L'unico rischio era il danno reputazionale. E per questo Bms Srl ha fatto tutto in sordina. Nessun annuncio stampa, nessun comunicato agli investitori. Una piccola cifra per chiudere un piccolo incidente. La realtà è però ben altra cosa. Tre sostituti della Procura di Firenze - Luca Turco, Giuseppina Mione e Ettore Squillace Greco - hanno infatti portato alla luce una trama trentennale fatta di società offshore e accordi segreti con Alberto Aleotti, proprietario della Menarini e principale socio commerciale di Bms in Italia. Una lunga e meticolosa inchiesta condotta dal Nucleo Antisofisticazioni e Sanità di Firenze lascia pensare che questi accordi abbiano permesso ad Aleotti di evadere tasse, accumulando più di un miliardo di euro in vari paradisi fiscali sparsi per il mondo, e alla Bms di ottenere prezzi più alti del dovuto per i propri farmaci, con i conseguenti ricavi aggiuntivi dirottati su controllate estere registrate in Paesi con trattamento fiscale più favorevole. A farne le spese: il sistema sanitario nazionale e i cittadini privati che per decenni avrebbero pagato una sorta di sovratassa né dichiarata né giustificata.

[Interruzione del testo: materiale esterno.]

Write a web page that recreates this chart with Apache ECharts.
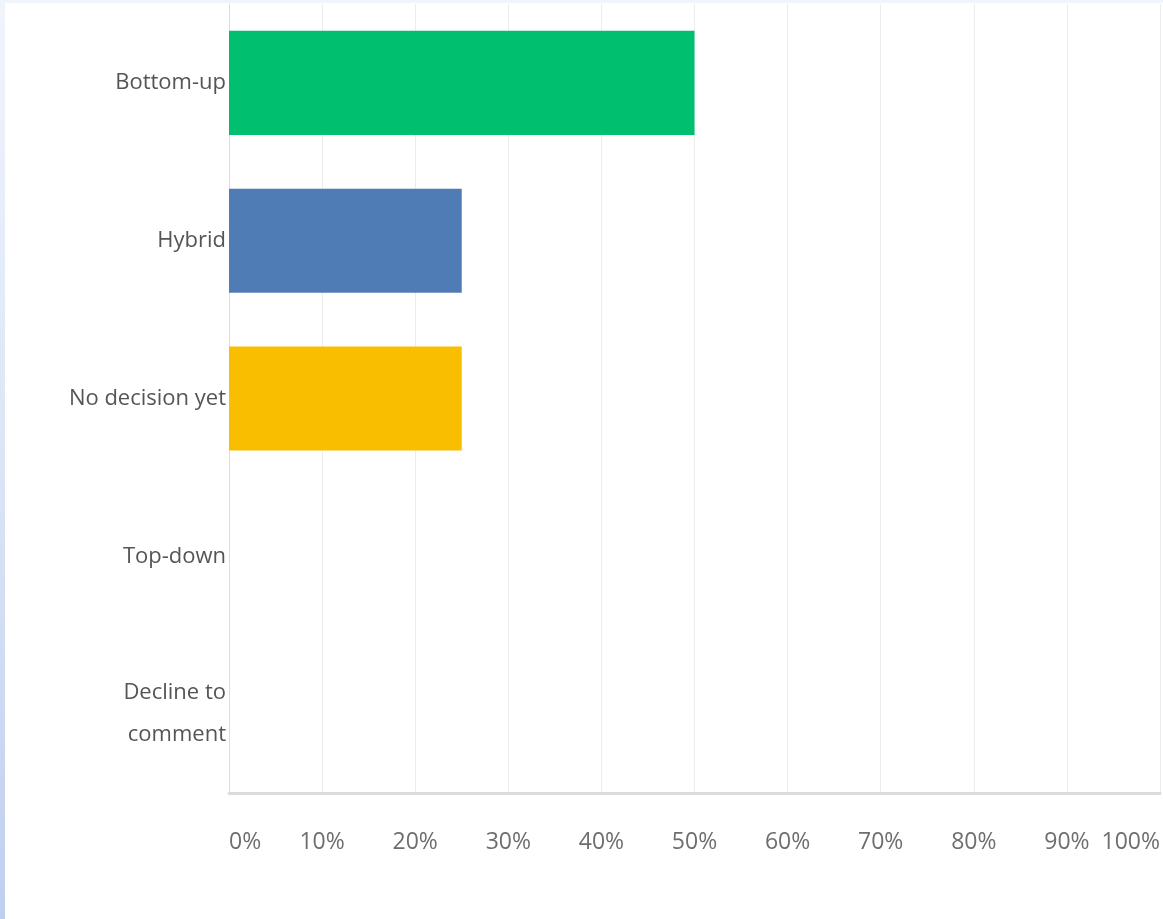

Nell'ultimo bilancio, la multinazionale di base su Park Avenue, a Manhattan, ha minimizzato il tutto spiegando che «nell'ottobre 2012 è stato raggiunto un accordo» e che comunque «le accuse contro l'azienda riguardano sospette attività di un ex dipendente che ha lasciato l'azienda negli anni 90». Il riferimento è all'ex direttore generale di Bms Srl Guido Porporati.

Tempi di prescrizione a parte, Bristol Myers Squibb conta evidentemente sul fatto che i protagonisti della vicenda sono da anni in pensione. Invece c'è un legame diretto con l'attuale vertice della multinazionale newyorkese: l'amministratore delegato del gruppo Bms è infatti un italiano dal cognome pesante, Lamberto Andreotti, il figlio di Giulio, che in quanto responsabile della controllata italiana sul finire degli anni '90 e gli inizi del 2000 fu interessato agli accordi sottobanco con la Menarini.

Documenti sequestrati dai Nas attestano un rapporto personale tra l'attuale Ad della multinazionale e Alberto Aleotti. Quest'ultimo ha infatti seguito con grande attenzione la scalata al vertice della multinazionale da parte del figlio dell'ex primo ministro democristiano recentemente deceduto.